Perhaps even Clay Buchholz wondered, as he stood on the Fenway Park mound, at a time normally reserved for a ballplayer's breakfast, and prepared to pitch to Ian Kinsler. It was just five outs into the game and Buchholz already had given up a double in the first inning and loaded the bases in the second. That was where he was at that moment, facing Kinsler, the bases full, and his outing about to resemble his last start.
"Today there were probably a lot of people saying, 'Oh God, here he goes again,' " Buchholz said.
They might have been. He might have been.
Didn't matter. Buchholz got Kinsler to pop to first baseman Kevin Youkilis, ending the inning and pushing him through the biggest challenge the Rangers would pose while the rookie was on the mound. Two more runners appeared in the third, though the second came aboard with two outs. One more in the sixth, but Milton Bradley was erased immediately on a double play.
It wasn't quite like his last start, against the Yankees in New York, and the six scoreless innings earned him his first victory of the season, 8-3, in front of 37,539 fans on Patriots Day. It was his first win since a relief victory last Sept. 6 against the Orioles and his first win as a starter since his no-hitter last Sept. 1.
"I thought he was much more unpredictable in all counts," manager Terry Francona said after the Sox had swept the Rangers, locking up their fifth straight win and ninth in 10 games. "He was throwing all his pitches.

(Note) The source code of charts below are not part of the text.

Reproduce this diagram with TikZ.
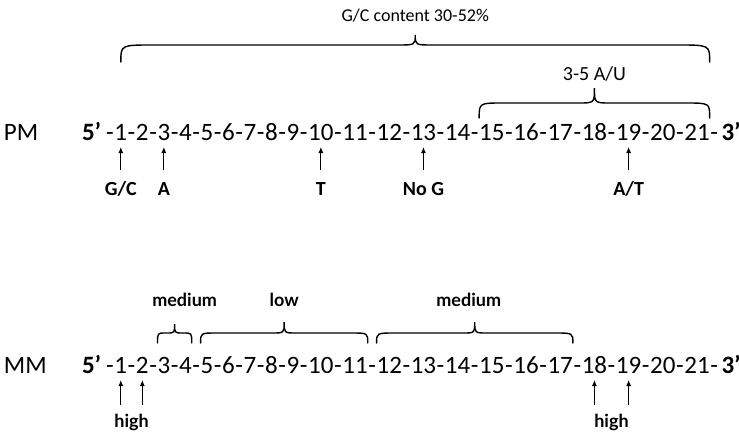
\documentclass[tikz,border=0pt]{standalone}
\usepackage{fontspec}
\setmainfont{Carlito}
\newfontfamily\latofont{Lato}
\usetikzlibrary{arrows.meta,calc}
\newcommand\seqfont{\fontsize{25}{30}\selectfont}
\newcommand\labfont{\fontsize{20}{24}\selectfont\bfseries}
\newcommand\lowlabfont{\fontsize{18}{22}\selectfont\latofont\bfseries}
\newcommand\topfont{\fontsize{18}{22}\selectfont}
\newcommand\aufont{\fontsize{20}{24}\selectfont}
% sequence line: #1 prefix, #2 x start, #3 baseline y
\newcommand\seqline[3]{%
  \node[tok, font=\seqfont\bfseries, anchor=base west] (#1s) at (#2,#3) {5’};
  \coordinate (#1n0) at ([xshift=4.5pt]#1s.base east);
  \foreach \i [remember=\i as \j (initially 0)] in {1,...,21} {
    \node[tok, hy, anchor=base west] (#1h\i) at (#1n\j.base east) {-};
    \node[tok, anchor=base west] (#1n\i) at (#1h\i.base east) {\i};
  }
  \node[tok, hy, anchor=base west] (#1h22) at (#1n21.base east) {-};
  \node[tok, font=\seqfont\bfseries, anchor=base west] (#1e) at ([xshift=3pt]#1h22.base east) {3’};
}
% brace: #1 name of tip coordinate, #2 left point, #3 right point,
% #4 y of ends, #5 y of flat part, #6 y of tip, #7 end radius, #8 tip radius
\newcommand\nbrace[8]{%
  \coordinate (ye) at (0,#4);
  \coordinate (yf) at (0,#5);
  \coordinate (yt) at (0,#6);
  \coordinate (bL) at (#2 |- ye);
  \coordinate (bR) at (#3 |- ye);
  \coordinate (bM) at ($(bL)!0.5!(bR)$);
  \coordinate (#1) at (bM |- yt);
  \draw[brc] (bL) .. controls (bL |- yf) .. ($(bL |- yf)+(#7,0)$)
    -- ($(bM |- yf)-(#8,0)$) .. controls (bM |- yf) .. (#1)
    .. controls (bM |- yf) .. ($(bM |- yf)+(#8,0)$)
    -- ($(bR |- yf)-(#7,0)$) .. controls (bR |- yf) .. (bR);
}
\begin{document}
\begin{tikzpicture}[x=1pt,y=-1pt,
  tok/.style={inner sep=0pt,outer sep=0pt,font=\seqfont},
  hy/.style={inner xsep=0.6pt},
  lab/.style={inner sep=0pt,font=\labfont,anchor=base},
  lowlab/.style={inner sep=0pt,font=\lowlabfont,anchor=base},
  toplab/.style={inner sep=0pt,font=\topfont,anchor=base},
  brc/.style={line width=1.4pt,line cap=round},
  arr/.style={line width=1pt,-{Latex[length=6pt,width=5pt]}}]
\fill[white] (0,0) rectangle (739,434);
\useasboundingbox (0,0) rectangle (739,434);

% ---------- PM ----------
\node[tok, anchor=base west] (pm) at (4,140) {PM};
\seqline{P}{82}{140}

\nbrace{bigtip}{Pn1}{Ph22.west}{62}{45}{35}{32}{18}
\node[toplab] (gccontent) at ($(bigtip)+(0,-14)$) {G/C content 30-52\%};
\nbrace{autip}{Pn15.west}{Ph22.west}{118}{103}{88}{24}{16}
\node[toplab, font=\aufont] (au) at ($(autip)+(0,-8)$) {3-5 A/U};

\foreach \k/\t/\nm in {1/G\slash C/l1, 3/A/l3, 10/T/l10, 13/No G/l13, 19/A\slash T/l19} {
  \node[lab] (P\nm) at ([yshift=-55pt]Pn\k.base) {\t};
  \draw[arr] ([yshift=-30pt]Pn\k.base) -- ([yshift=-7pt]Pn\k.base);
}

% ---------- MM ----------
\node[tok, anchor=base west] (mm) at (4,373) {MM};
\seqline{M}{82}{373}

\nbrace{medAtip}{Mn3.west}{Mn4.east}{343}{333}{324}{8}{8}
\node[lowlab] (med1) at ($(medAtip)+(10,-18)$) {medium};
\nbrace{lowtip}{Mn5.west}{Mn11.east}{343}{333}{322}{16}{12}
\node[lowlab] (low) at ($(lowtip)+(0,-16)$) {low};
\nbrace{medBtip}{Mn12.west}{Mn17.east}{343}{333}{322}{18}{12}
\node[lowlab] (med2) at ($(medBtip)+(-6,-16)$) {medium};

\foreach \k in {1,2,18,19} {
  \draw[arr] ([yshift=-32pt]Mn\k.base) -- ([yshift=-7pt]Mn\k.base);
}
\node[lowlab] (high1) at ($([yshift=-54pt]Mn1.base)!0.5!([yshift=-54pt]Mn2.base)$) {high};
\node[lowlab] (high2) at ($([yshift=-54pt]Mn18.base)!0.5!([yshift=-54pt]Mn19.base)$) {high};
\end{tikzpicture}
\end{document}
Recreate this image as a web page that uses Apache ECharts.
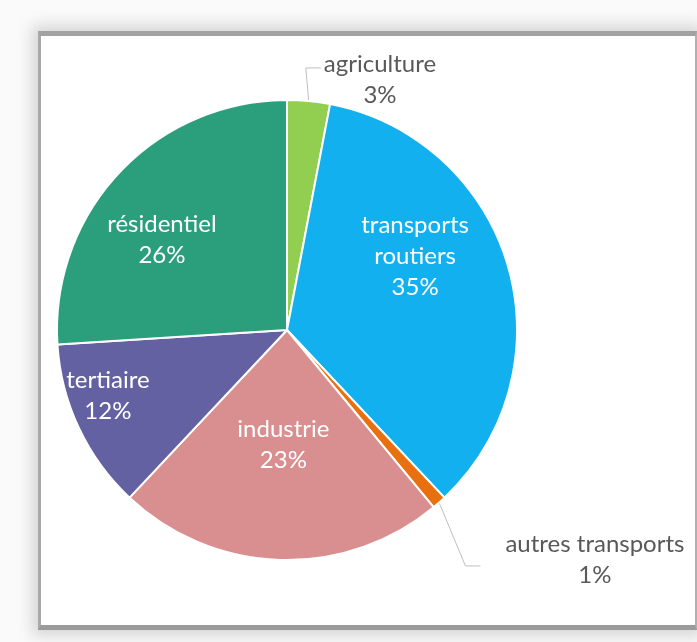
<!DOCTYPE html>
<html><head><meta charset="utf-8">
<script src="https://cdn.jsdelivr.net/npm/echarts@6/dist/echarts.min.js"></script>
<style>
html,body{margin:0;padding:0;background:#fafafa;width:697px;height:642px;overflow:hidden}
#frame{position:absolute;left:38px;top:31px;width:654px;height:589px;background:#fff;border-left:3px solid #a9a9a9;border-top:5px solid #a2a2a2;border-bottom:5px solid #9b9b9b;border-right:2px solid #b0b0b0;box-shadow:0 0 14px 6px #d6d6d6;}
#chart{position:absolute;left:0;top:0;width:697px;height:642px}
</style></head>
<body><div id="frame"></div><div id="chart"></div>
<script>
// ---- data ----
const categories = ['agriculture', 'transports routiers', 'autres transports', 'industrie', 'tertiaire', 'résidentiel'];
const labelNames = ['agriculture', 'transports\nroutiers', 'autres transports', 'industrie', 'tertiaire', 'résidentiel'];
const values = [3, 35, 1, 23, 12, 26];

// ---- style ----
const colors = ['#92cf50', '#12b0ee', '#e8700e', '#d98f90', '#6461a2', '#2b9f7b'];
const labelInside = [false, true, false, true, true, true];
const labelRadiusFrac = [1.16, 0.643, 1.671, 0.5, 0.83, 0.67];
const labelAngleShift = [15.0, -13.8, -11.85, 0, 4.96, -7.45];
const lineGap = [3, 0, 25, 0, 0, 0];
const lineYOffset = [-12, 0, 6, 0, 0, 0];
const lineElbow = 15;
const CX = 287, CY = 330, R = 230;

const total = values.reduce((a, b) => a + b, 0);
const midAngles = [];
let cum = 0;
values.forEach(v => { midAngles.push((cum + v / 2) / total * 360); cum += v; });
const polar = (r, deg) => [CX + r * Math.sin(deg * Math.PI / 180), CY - r * Math.cos(deg * Math.PI / 180)];

const chart = echarts.init(document.getElementById('chart'), null, {renderer: 'canvas'});
chart.setOption({
  backgroundColor: 'transparent',
  animation: false,
  series: [{
    type: 'pie',
    center: [CX, CY],
    radius: [0, R],
    startAngle: 90,
    clockwise: true,
    avoidLabelOverlap: false,
    itemStyle: {borderColor: '#ffffff', borderWidth: 2},
    label: {
      fontFamily: 'Lato', fontSize: 24, lineHeight: 31,
      formatter: p => labelNames[p.dataIndex] + '\n' + Math.round(p.percent) + '%'
    },
    labelLine: {show: true, length: 30, length2: 15, lineStyle: {color: '#bfbfbf', width: 1}},
    labelLayout: function (p) {
      const i = p.dataIndex;
      const pos = polar(labelRadiusFrac[i] * R, midAngles[i] + labelAngleShift[i]);
      const out = {x: pos[0], y: pos[1], align: 'center', verticalAlign: 'middle'};
      if (!labelInside[i]) {
        const endX = pos[0] - p.labelRect.width / 2 - lineGap[i];
        const endY = pos[1] + lineYOffset[i];
        out.labelLinePoints = [polar(R, midAngles[i]), [endX - lineElbow, endY], [endX, endY]];
      }
      return out;
    },
    data: categories.map((c, i) => ({
      name: c,
      value: values[i],
      itemStyle: {color: colors[i]},
      label: {position: labelInside[i] ? 'inside' : 'outside', color: labelInside[i] ? '#ffffff' : '#595959'},
      labelLine: {show: !labelInside[i]}
    }))
  }]
});
</script>
</body></html>
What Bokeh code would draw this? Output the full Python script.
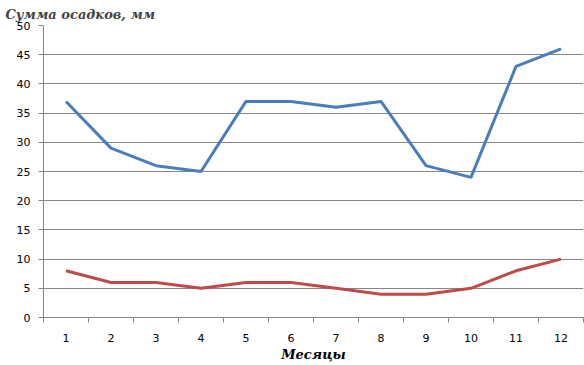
from bokeh.plotting import figure
from bokeh.models import FixedTicker, Range1d, Title
from bokeh.embed import file_html
from bokeh.resources import INLINE

months = list(range(1, 13))
series_blue = [37, 29, 26, 25, 37, 37, 36, 37, 26, 24, 43, 46]
series_red = [8, 6, 6, 5, 6, 6, 5, 4, 4, 5, 8, 10]
y_ticks = list(range(0, 51, 5))
month_labels = {m: str(m) for m in months}

GRID = "#868686"

p = figure(width=584, height=365, output_backend="svg", toolbar_location=None,
           x_range=Range1d(0.5, 12.5), y_range=Range1d(0, 50),
           min_border_left=43, min_border_right=1, min_border_top=25, min_border_bottom=48,
           title="Сумма осадков, мм")
p.outline_line_color = None
p.background_fill_color = "white"

p.title.text_font = "DejaVu Serif"
p.title.text_font_style = "bold italic"
p.title.text_font_size = "13px"
p.title.align = "left"
p.title.offset = -38
p.title.standoff = 8

p.line(months, series_blue, line_color="#4a7ebb", line_width=3)
p.line(months, series_red, line_color="#be4b48", line_width=3)

xa = p.xaxis[0]
xa.ticker = FixedTicker(ticks=months, minor_ticks=[m + 0.5 for m in range(0, 13)])
xa.major_label_overrides = month_labels
xa.major_tick_out = 0
xa.major_tick_in = 0
xa.minor_tick_out = 5
xa.minor_tick_in = 0
xa.minor_tick_line_color = GRID
xa.axis_line_color = GRID
xa.major_label_text_font = "DejaVu Sans"
xa.major_label_text_font_size = "11px"
xa.major_label_text_color = "black"
xa.major_label_standoff = 11

xtitle = Title(text="Месяцы", align="center", text_font="DejaVu Serif",
               text_font_style="bold italic", text_font_size="13px",
               text_color="black", standoff=0)
p.add_layout(xtitle, "below")

ya = p.yaxis[0]
ya.ticker = FixedTicker(ticks=y_ticks, minor_ticks=[])
ya.major_tick_out = 5
ya.major_tick_in = 0
ya.major_tick_line_color = GRID
ya.axis_line_color = GRID
ya.major_label_text_font = "DejaVu Sans"
ya.major_label_text_font_size = "11px"
ya.major_label_text_color = "black"
ya.major_label_standoff = 8

p.xgrid.visible = False
p.ygrid.grid_line_color = GRID
p.ygrid.grid_line_width = 1

open("out.html", "w").write(file_html(p, INLINE))
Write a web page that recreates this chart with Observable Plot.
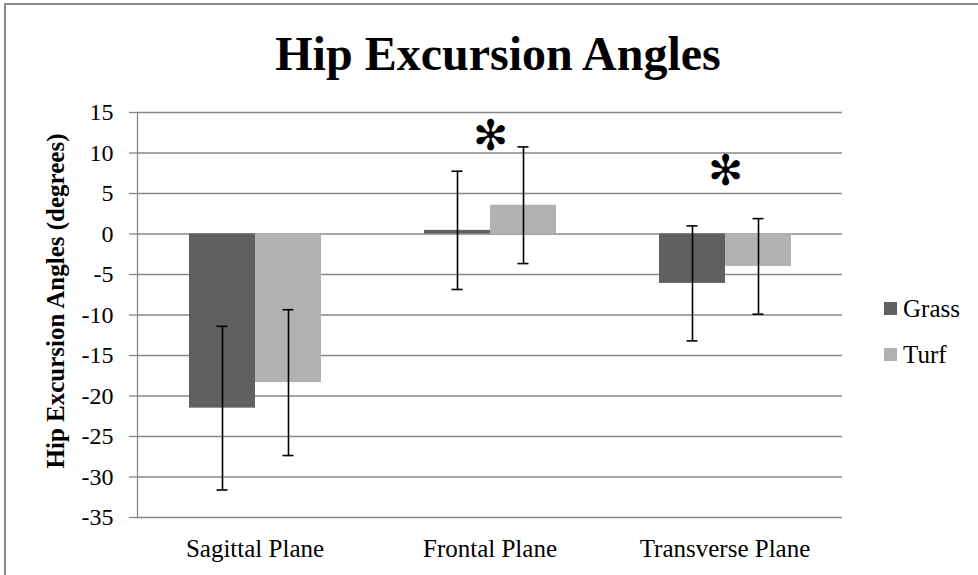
<!DOCTYPE html>
<html>
<head>
<meta charset="utf-8">
<script src="https://cdn.jsdelivr.net/npm/d3@7"></script>
<script src="https://cdn.jsdelivr.net/npm/@observablehq/plot@0.6"></script>
<style>
  html, body { margin: 0; padding: 0; background: white; }
  body { width: 978px; height: 575px; position: relative; overflow: hidden; font-family: "Liberation Serif", "Times New Roman", serif; }
  #border { position: absolute; left: 4px; top: 3px; width: 1000px; height: 600px; border: 2px solid #8a8a8a; box-sizing: border-box; }
  #title { position: absolute; left: 0; top: 30px; width: 996px; text-align: center; font-family: "Liberation Serif", serif; font-size: 48px; line-height: 48px; font-weight: bold; color: black; }
  #chart { position: absolute; left: 0; top: 0; }
  #chart svg text { font-family: "Liberation Serif", serif; }
  .leg-item { position: absolute; font-family: "Liberation Serif", serif; font-size: 25px; line-height: 25px; color: black; }
  .leg-sw { position: absolute; width: 13px; height: 13px; }
  #chart svg text.star { font-family: "DejaVu Sans", sans-serif; }
</style>
</head>
<body>
<div id="border"></div>
<div id="title">Hip Excursion Angles</div>
<div id="chart"></div>
<div id="legend"></div>
<script>
// ---- data ----
const planes = ["Sagittal Plane", "Frontal Plane", "Transverse Plane"];
const surfaces = ["Grass", "Turf"];
const colors = ["#606060", "#b2b2b2"];
const grassMean = [-21.5, 0.45, -6.1];
const turfMean = [-18.35, 3.55, -4.0];
const grassErr = [10.1, 7.3, 7.1];
const turfErr = [9.0, 7.2, 5.9];
const starPlanes = ["Frontal Plane", "Transverse Plane"];
const starValues = [12.0, 7.7];
const yTicks = [-35, -30, -25, -20, -15, -10, -5, 0, 5, 10, 15];
const yLabel = "Hip Excursion Angles (degrees)";

const rows = [];
planes.forEach((p, i) => {
  rows.push({plane: p, surface: "Grass", mean: grassMean[i], lo: grassMean[i] - grassErr[i], hi: grassMean[i] + grassErr[i]});
  rows.push({plane: p, surface: "Turf", mean: turfMean[i], lo: turfMean[i] - turfErr[i], hi: turfMean[i] + turfErr[i]});
});
const stars = starPlanes.map((p, i) => ({plane: p, y: starValues[i]}));

const gridColor = "#878787";
const serif = "Liberation Serif";

const chart = Plot.plot({
  width: 978,
  height: 575,
  marginTop: 112,
  marginBottom: 58,
  marginLeft: 136,
  marginRight: 136,
  style: {fontFamily: "'Liberation Serif', serif", fontSize: "24px", background: "transparent", color: "black", overflow: "visible"},
  fx: {domain: planes, padding: 0, axis: null},
  x: {domain: surfaces, paddingInner: 0, paddingOuter: 0.754, axis: null},
  y: {domain: [-35, 15], axis: null},
  color: {domain: surfaces, range: colors},
  marks: [
    Plot.gridY(yTicks, {stroke: gridColor, strokeOpacity: 1, strokeWidth: 1.3}),
    Plot.frame({anchor: "left", facetAnchor: "left", stroke: gridColor, strokeWidth: 1.3}),
    Plot.axisY({ticks: yTicks, tickSize: 8, tickPadding: 16, stroke: gridColor, strokeWidth: 1.3, fill: "black", fontSize: 24, fontFamily: serif, tickFormat: d => String(d), label: null}),
    Plot.axisFx({anchor: "bottom", tickSize: 0, tickPadding: 22, fontSize: 25, fontFamily: serif, fill: "black", label: null}),
    Plot.barY(rows, {fx: "plane", x: "surface", y: "mean", fill: "surface"}),
    Plot.ruleX(rows, {fx: "plane", x: "surface", y1: "lo", y2: "hi", stroke: "black", strokeWidth: 1.6}),
    Plot.tickY(rows, {fx: "plane", x: "surface", y: "lo", insetLeft: 27.5, insetRight: 27.5, stroke: "black", strokeWidth: 1.6}),
    Plot.tickY(rows, {fx: "plane", x: "surface", y: "hi", insetLeft: 27.5, insetRight: 27.5, stroke: "black", strokeWidth: 1.6}),
    Plot.text(stars, {fx: "plane", y: "y", text: () => "\u273B", fontSize: 42, fontFamily: "DejaVu Sans", fill: "black", className: "star"}),
    Plot.text([yLabel], {frameAnchor: "left", facetAnchor: "left", rotate: -90, dx: -82, dy: -14, fontWeight: "bold", fontSize: 25, fontFamily: serif, fill: "black", textAnchor: "middle"})
  ]
});
document.getElementById("chart").appendChild(chart);

// legend
const legend = document.getElementById("legend");
const legTops = [302, 348];
surfaces.forEach((s, i) => {
  const sw = document.createElement("div");
  sw.className = "leg-sw";
  sw.style.left = "884px";
  sw.style.top = legTops[i] + "px";
  sw.style.background = chart.scale("color").apply(s);
  legend.appendChild(sw);
  const t = document.createElement("div");
  t.className = "leg-item";
  t.style.left = "903px";
  t.style.top = (legTops[i] - 6) + "px";
  t.textContent = s;
  legend.appendChild(t);
});
</script>
</body>
</html>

"We talk so often about establishing fastball, but with Clay, he's got four pitches that if he can throw at any time, in any count, vs. lefty, vs. righty, all of a sudden you start pumping that 93, 94 in there, it gives you an extra foot or two on your fastball. And he was throwing them all, all day, right from the very beginning."
Plus, it didn't hurt to have a big lead, which his teammates provided in the fourth inning. Just one ball was hit hard that inning, the one off the bat of Dustin Pedroia that was smashed into the triangle and went for a double. The others? Well, those were more a combination of sneaky shots and miscues by the Rangers. Many miscues.
Between Dustin Nippert's balk, Kinsler's throwing error that allowed Jed Lowrie to score, Michael Young's wide throw on Jacoby Ellsbury's infield single, and Milton Bradley losing David Ortiz's fly ball in the sun (and keeling over in the process), the Red Sox scored five runs in the fourth, staking Buchholz to a nice advantage. Even when the Red Sox planned on making an out, they didn't do it.
With J.D. Drew on first base (the second of his three walks on the afternoon), Lowrie popped up a bunt so badly it landed in front of Young at shortstop and went for an infield single. He couldn't have placed the ball better.
"You try to make a play and we just didn't come up with it," Rangers manager Ron Washington said. "It's just the way things go sometimes."
It made the inning before, when Ellsbury ran into an 8-2-4-2 mess of a out from third base to end the inning, rather meaningless. But the Sox got around the bases quite a few times as the game wore on, adding another three runs in the fifth on a double by Julio Lugo, singles by Kevin Cash and Ellsbury, and a double by Ortiz.
Relievers David Aardsma and Manny Delcarmen gave up three late runs to the Rangers, two in the seventh and one in the ninth.
That prevented the shutout, but it didn't take away from the start turned in by Buchholz, one in which he gave up five hits and two walks while striking out six. And one in which he was throwing to his old backstop.
"Just a little bit better command with his fastball especially," Cash said of the difference between when he caught Buchholz over the second half of the 2007 season in Pawtucket and now. "He's always had four plus pitches; there aren't many pitchers in baseball that have four pitches you can get a swing-and-miss on in the zone. So he has that, but just to get ahead of hitters is big for him."
Of the 24 batters he pitched to yesterday, Buchholz threw first-pitch strikes to 17, with 68 of his 103 pitches strikes overall. But, as is most important for any pitcher, Buchholz got out of jams, making the pitches he needed at the moments he needed them.
"I've felt like I've had good stuff just about every time I've gone out, but there's a difference between having good stuff and just going out and pitching," Buchholz said. "It's a whole world of difference, and I felt like I actually pitched today, instead of just going out there and throwing curveballs and changeups and hoping something good will come out of it."